Por fim, entendemos que uma estratégia de desenvolvimento social e produtivo não pode passar ao largo da consideração do trabalho infantil como problema. No Uruguai, durante o governo anterior, partiu-se de um marco de crise econômica e recessão com altos índices de desemprego e chegou-se a uma situação de crescimento sustentado, com redução significativa do desemprego, que atingiu valores mínimos históricos. A geração de 150.000 postos de trabalho nesse período não estava presente nos cálculos mais otimistas e gerou um impacto socioeconômico substancial. Por outro lado, a taxa de desemprego alcançou o mínimo histórico de 7,6% em abril de 2008, o que ressalta o tema do desemprego estrutural vinculado à população com índice de vulnerabilidade mais alto, pertencente a lares com baixíssimo capital físico, social, educacional e humano.
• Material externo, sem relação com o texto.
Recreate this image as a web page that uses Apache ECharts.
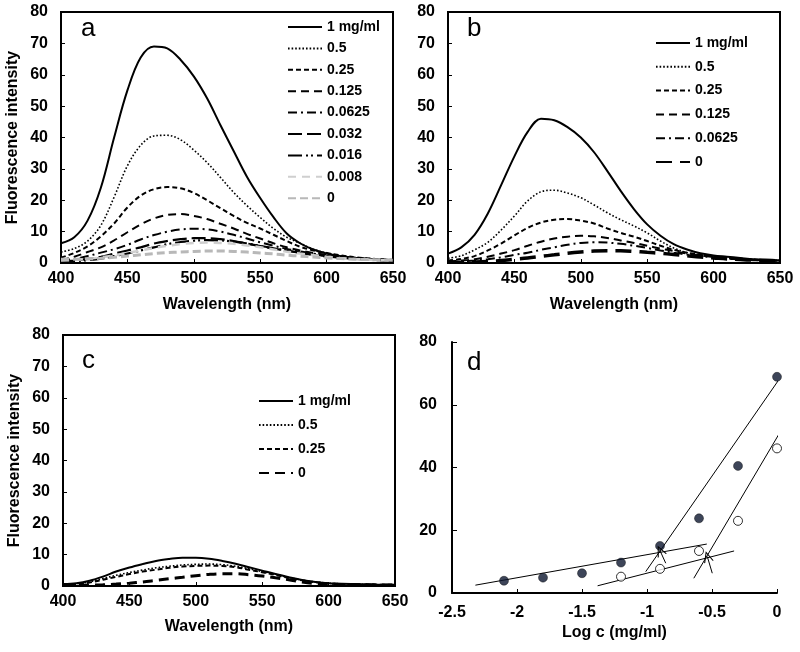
<!DOCTYPE html>
<html>
<head>
<meta charset="utf-8">
<script src="https://cdn.jsdelivr.net/npm/echarts@6/dist/echarts.min.js"></script>
<style>
html, body { margin: 0; padding: 0; background: #fff; }
#main { width: 800px; height: 652px; }
</style>
</head>
<body>
<div id="main"></div>
<script>
// wavelength grid (nm)
var wavelength = [400, 410, 420, 430, 440, 450, 460, 470, 480, 490, 500, 510, 520, 530, 540, 550, 560, 570, 580, 590, 600, 610, 620, 630, 640, 650];

// panel a
var aNames = ['1 mg/ml', '0.5', '0.25', '0.125', '0.0625', '0.032', '0.016', '0.008', '0'];
var a1 = [6.3, 8.2, 13.5, 24, 40, 55, 65.5, 69, 68.4, 64.8, 59.5, 52.5, 44, 35.7, 27.5, 20.7, 14.6, 9.4, 6.3, 4.3, 3, 2.2, 1.7, 1.4, 1.1, 0.9];
var a05 = [3.5, 4.6, 7, 12, 21, 31, 37.5, 40.5, 40.7, 39.3, 36, 32, 27.3, 22.5, 18.3, 14.5, 11, 8.2, 6.3, 4.4, 3.2, 2.3, 1.8, 1.4, 1.1, 0.9];
var a025 = [1.7, 3.2, 5.3, 8.5, 12.6, 17.7, 21.5, 23.5, 24.2, 23.8, 22.3, 20, 17.5, 15, 12.8, 11, 9, 7, 5.2, 4, 3.2, 2.5, 1.9, 1.5, 1.2, 1];
var a0125 = [1, 2, 3.5, 5, 7.2, 9.8, 12.3, 14.2, 15.3, 15.6, 15, 14, 12.5, 11, 9.3, 7.8, 6.3, 5, 4, 3.2, 2.6, 2, 1.6, 1.3, 1.1, 0.9];
var a00625 = [0.8, 1.3, 2.2, 3.3, 4.4, 5.8, 7.5, 8.9, 10, 10.7, 10.9, 10.7, 10, 9, 7.8, 6.6, 5.5, 4.5, 3.7, 3, 2.4, 1.9, 1.5, 1.2, 1, 0.8];
var a0032 = [0.5, 0.8, 1.3, 2, 3, 4, 5, 6.2, 7, 7.6, 7.9, 7.9, 7.6, 7, 6.2, 5.4, 4.6, 3.9, 3.2, 2.6, 2.1, 1.7, 1.4, 1.1, 0.9, 0.7];
var a0016 = [0.4, 0.6, 0.9, 1.4, 2.2, 3, 4, 5, 6, 6.7, 7.1, 7.3, 7.2, 6.8, 6.2, 5.5, 4.7, 4, 3.3, 2.7, 2.2, 1.8, 1.4, 1.1, 0.9, 0.7];
var a0008 = [0.8, 1, 1.3, 1.8, 2.4, 3.2, 4, 4.8, 5.5, 6, 6.4, 6.5, 6.4, 6.1, 5.6, 5, 4.3, 3.6, 3, 2.5, 2, 1.6, 1.3, 1.1, 0.9, 0.8];
var a0 = [1.2, 1.2, 1.3, 1.5, 1.8, 2.2, 2.6, 3, 3.3, 3.5, 3.7, 3.8, 3.8, 3.7, 3.5, 3.2, 2.9, 2.5, 2.2, 1.9, 1.6, 1.4, 1.2, 1.1, 1, 0.9];

// panel b
var bNames = ['1 mg/ml', '0.5', '0.25', '0.125', '0.0625', '0'];
var b1 = [3, 5, 9, 15.8, 24.8, 34, 41.8, 46, 45.5, 43.3, 40, 35.3, 29.3, 23, 17.2, 12.3, 8.7, 6, 4.3, 3.1, 2.4, 2, 1.6, 1.2, 1, 0.8];
var b05 = [1.5, 2.3, 4.2, 6.6, 10.5, 15, 19.8, 22.7, 23.2, 22.3, 20.8, 18.5, 16, 13.8, 11.8, 9.6, 7, 4.8, 3.3, 2.6, 2.1, 1.7, 1.4, 1.1, 0.9, 0.8];
var b025 = [0.8, 1.3, 2.2, 4, 6.2, 8.8, 11.2, 12.9, 13.8, 14, 13.5, 12.6, 11, 9.6, 8.4, 7, 5.5, 4.2, 3.3, 2.6, 2.1, 1.7, 1.4, 1.1, 0.9, 0.8];
var b0125 = [0.5, 0.8, 1.2, 2, 3, 4.1, 5.5, 6.8, 7.8, 8.4, 8.7, 8.5, 8, 7.2, 6.4, 5.5, 4.6, 3.8, 3, 2.4, 1.9, 1.5, 1.2, 1, 0.8, 0.7];
var b00625 = [0.3, 0.5, 0.8, 1.2, 1.8, 2.6, 3.3, 4.2, 5, 5.8, 6.4, 6.6, 6.5, 6.1, 5.5, 4.8, 4, 3.3, 2.7, 2.2, 1.8, 1.4, 1.1, 0.9, 0.8, 0.7];
var b0 = [0.2, 0.2, 0.3, 0.5, 0.8, 1.2, 1.6, 2.1, 2.6, 3.1, 3.5, 3.8, 3.9, 3.9, 3.7, 3.4, 3.1, 2.7, 2.3, 1.9, 1.6, 1.3, 1.1, 0.9, 0.8, 0.7];

// panel c
var cNames = ['1 mg/ml', '0.5', '0.25', '0'];
var c1 = [0.6, 0.9, 1.7, 3, 4.6, 5.9, 7, 8, 8.6, 9, 9, 8.7, 8, 7.1, 6, 4.9, 3.8, 2.8, 1.9, 1.3, 0.9, 0.7, 0.6, 0.5, 0.4, 0.4];
var c05 = [0.5, 0.7, 1.3, 2.4, 3.4, 4.3, 5.1, 5.8, 6.3, 6.7, 6.9, 7, 6.8, 6.3, 5.5, 4.6, 3.7, 2.7, 1.9, 1.3, 0.9, 0.7, 0.6, 0.5, 0.4, 0.4];
var c025 = [0.5, 0.6, 1.1, 2, 2.9, 3.8, 4.6, 5.2, 5.8, 6.2, 6.4, 6.5, 6.4, 6, 5.2, 4.4, 3.5, 2.6, 1.8, 1.2, 0.8, 0.6, 0.5, 0.5, 0.4, 0.4];
var c0 = [0.2, 0.2, 0.3, 0.4, 0.6, 0.9, 1.3, 1.8, 2.3, 2.8, 3.3, 3.7, 3.9, 3.9, 3.6, 3.2, 2.6, 2, 1.3, 0.8, 0.6, 0.5, 0.4, 0.4, 0.3, 0.3];

// panel d
var logC = [-2.1, -1.8, -1.5, -1.2, -0.9, -0.6, -0.3, 0];
var filledI = [3.9, 4.9, 6.3, 9.7, 15, 23.8, 40.5, 68.9];
var logCOpen = [-1.2, -0.9, -0.6, -0.3, 0];
var openI = [5.2, 7.7, 13.4, 23, 46.1];
var fitLowFilled = [[-2.32, 2.5], [-0.54, 15.6]];
var fitHighFilled = [[-1.01, 6.8], [0.08, 71.9]];
var fitLowOpen = [[-1.38, 2.3], [-0.33, 13.4]];
var fitHighOpen = [[-0.64, 4.7], [0.04, 52.4]];
var arrowLines = [[[-0.856, 9.5], [-0.9, 13.5]], [[-0.498, 6.3], [-0.536, 11.6]]];

var FONT = "'Liberation Sans', Arial, sans-serif";
var labelStyle = { color: '#000', fontSize: 16, fontWeight: 'bold', fontFamily: FONT };

function pairs(ys) {
  return wavelength.map(function (w, i) { return [w, ys[i]]; });
}

function curve(panel, name, ys, idx, style) {
  return {
    type: 'line',
    name: panel + '|' + name,
    xAxisIndex: idx,
    yAxisIndex: idx,
    data: pairs(ys),
    smooth: 0.35,
    symbol: 'none',
    itemStyle: { color: style.color },
    lineStyle: style
  };
}

var solid = { color: '#000', width: 2, type: 'solid' };
var dotted = { color: '#000', width: 1.6, type: [1.6, 2] };
var shortDash = { color: '#000', width: 2, type: [5, 3] };
var dash = { color: '#000', width: 2, type: [8, 5] };
var dashDot = { color: '#000', width: 2, type: [9, 4, 2, 4] };
var longDash = { color: '#000', width: 2.2, type: [14, 5] };
var longDashDotDot = { color: '#000', width: 2.2, type: [14, 4, 2, 3, 2, 4] };
var lightGrey = { color: '#cfcfcf', width: 2.5, type: [8, 6] };
var grey = { color: '#b8b8b8', width: 3, type: [8, 4] };

function xAx(idx, name, gap) {
  return {
    type: 'value', gridIndex: idx, min: 400, max: 650, interval: 50,
    name: name, nameLocation: 'middle', nameGap: gap,
    nameTextStyle: labelStyle,
    axisLine: { show: true, lineStyle: { color: '#000', width: 2 } },
    axisTick: { show: true, inside: true, length: 4, lineStyle: { color: '#000' } },
    axisLabel: Object.assign({ margin: 8 }, labelStyle),
    splitLine: { show: false }
  };
}
function yAx(idx, name) {
  return {
    type: 'value', gridIndex: idx, min: 0, max: 80, interval: 10,
    name: name, nameLocation: 'middle', nameGap: 40,
    nameTextStyle: labelStyle,
    axisLine: { show: true, lineStyle: { color: '#000', width: 2 } },
    axisTick: { show: true, inside: true, length: 4, lineStyle: { color: '#000' } },
    axisLabel: Object.assign({ margin: 13 }, labelStyle),
    splitLine: { show: false }
  };
}

function legendFor(panel, names, left, top, gap) {
  return {
    orient: 'vertical', left: left, top: top, padding: 0,
    itemWidth: 34, itemHeight: 14, itemGap: gap,
    itemStyle: { opacity: 0, borderWidth: 0 },
    data: names.map(function (n) { return panel + '|' + n; }),
    formatter: function (n) { return n.split('|')[1]; },
    textStyle: { color: '#000', fontSize: 14, fontWeight: 'bold', fontFamily: FONT },
    selectedMode: false
  };
}

var series = [
  curve('a', aNames[0], a1, 0, solid),
  curve('a', aNames[1], a05, 0, dotted),
  curve('a', aNames[2], a025, 0, shortDash),
  curve('a', aNames[3], a0125, 0, dash),
  curve('a', aNames[4], a00625, 0, dashDot),
  curve('a', aNames[5], a0032, 0, longDash),
  curve('a', aNames[6], a0016, 0, longDashDotDot),
  curve('a', aNames[7], a0008, 0, lightGrey),
  curve('a', aNames[8], a0, 0, grey),

  curve('b', bNames[0], b1, 1, solid),
  curve('b', bNames[1], b05, 1, dotted),
  curve('b', bNames[2], b025, 1, shortDash),
  curve('b', bNames[3], b0125, 1, dash),
  curve('b', bNames[4], b00625, 1, dashDot),
  curve('b', bNames[5], b0, 1, { color: '#000', width: 3.5, type: [16, 8] }),

  curve('c', cNames[0], c1, 2, solid),
  curve('c', cNames[1], c05, 2, dotted),
  curve('c', cNames[2], c025, 2, shortDash),
  curve('c', cNames[3], c0, 2, { color: '#000', width: 3, type: [10, 6] })
];

function fitLine(pts) {
  return {
    type: 'line', xAxisIndex: 3, yAxisIndex: 3, data: pts, symbol: 'none', clip: false,
    lineStyle: { color: '#000', width: 1 }, silent: true, z: 1
  };
}
series.push(fitLine(fitLowFilled), fitLine(fitHighFilled), fitLine(fitLowOpen), fitLine(fitHighOpen));
series.push({
  type: 'scatter', xAxisIndex: 3, yAxisIndex: 3,
  data: logC.map(function (x, i) { return [x, filledI[i]]; }),
  symbol: 'circle', symbolSize: 9, clip: false,
  itemStyle: { color: '#0c1630', borderColor: '#000', borderWidth: 0.5 }, z: 3,
  markLine: {
    silent: true, symbol: ['none', 'path://M0,12 L6,0 L12,12 L10.6,12 L6,2.6 L1.4,12 Z'], symbolSize: [10, 11],
    label: { show: false },
    lineStyle: { color: '#000', width: 1, type: 'solid' },
    data: arrowLines.map(function (a) { return [{ coord: a[0] }, { coord: a[1] }]; })
  }
});
series.push({
  type: 'scatter', xAxisIndex: 3, yAxisIndex: 3,
  data: logCOpen.map(function (x, i) { return [x, openI[i]]; }),
  symbol: 'circle', symbolSize: 9, clip: false,
  itemStyle: { color: '#fff', borderColor: '#000', borderWidth: 1 }, z: 3
});

var option = {
  backgroundColor: '#fff',
  animation: false,
  grid: [
    { left: 61, top: 12, width: 332, height: 251, show: true, borderColor: '#000', borderWidth: 2 },
    { left: 448, top: 12, width: 332, height: 251, show: true, borderColor: '#000', borderWidth: 2 },
    { left: 63, top: 335, width: 332, height: 251, show: true, borderColor: '#000', borderWidth: 2 },
    { left: 452, top: 342, width: 325, height: 251 }
  ],
  xAxis: [
    xAx(0, 'Wavelength (nm)', 34),
    xAx(1, 'Wavelength (nm)', 34),
    xAx(2, 'Wavelength (nm)', 33),
    {
      type: 'value', gridIndex: 3, min: -2.5, max: 0, interval: 0.5,
      name: 'Log c (mg/ml)', nameLocation: 'middle', nameGap: 32,
      nameTextStyle: labelStyle,
      axisLine: { show: true, onZero: false, lineStyle: { color: '#000', width: 2 } },
      axisTick: { show: true, inside: true, length: 4, lineStyle: { color: '#000' } },
      axisLabel: Object.assign({ margin: 12 }, labelStyle),
      splitLine: { show: false }
    }
  ],
  yAxis: [
    yAx(0, 'Fluorescence intensity'),
    yAx(1, ''),
    yAx(2, 'Fluorescence intensity'),
    {
      type: 'value', gridIndex: 3, min: 0, max: 80, interval: 20,
      axisLine: { show: true, onZero: false, lineStyle: { color: '#000', width: 2 } },
      axisTick: { show: true, inside: true, length: 5, lineStyle: { color: '#000' } },
      axisLabel: Object.assign({ margin: 15 }, labelStyle),
      splitLine: { show: false }
    }
  ],
  legend: [
    legendFor('a', aNames, 287, 20, 7.4),
    legendFor('b', bNames, 655, 36, 9.8),
    legendFor('c', cNames, 258, 394, 10)
  ],
  graphic: [
    { type: 'text', left: 81, top: 16, style: { text: 'a', font: "26px " + FONT, fill: '#000' } },
    { type: 'text', left: 467, top: 16, style: { text: 'b', font: "26px " + FONT, fill: '#000' } },
    { type: 'text', left: 82, top: 348, style: { text: 'c', font: "26px " + FONT, fill: '#000' } },
    { type: 'text', left: 467, top: 350, style: { text: 'd', font: "26px " + FONT, fill: '#000' } }
  ],
  series: series
};

var chart = echarts.init(document.getElementById('main'));
chart.setOption(option);
</script>
</body>
</html>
Grande parte desses indivíduos desocupados fez parte de processos como os discutidos neste artigo.
Os governos anterior e atual de esquerda estabeleceram como objetivo o desenvolvimento do Uruguai Produtivo. As previsões feitas para 2030 indicam que este país pode chegar a níveis de desenvolvimento e bem-estar comparáveis aos de alguns países menores da União Europeia. Um dos gargalos que se apresentam para a concretização desse cenário possível é a necessidade de formar recursos humanos com alto nível de qualificação para as indústrias emergentes. A tendência indica que o trabalho de baixa qualificação será reduzido ao mínimo.
Neste cenário, é importante assegurar o processo de socialização em todas as suas etapas, já que a única forma de aderir ao projeto de país que fomentamos em conjunto é capacitar-se para a produção e integrar-se socialmente.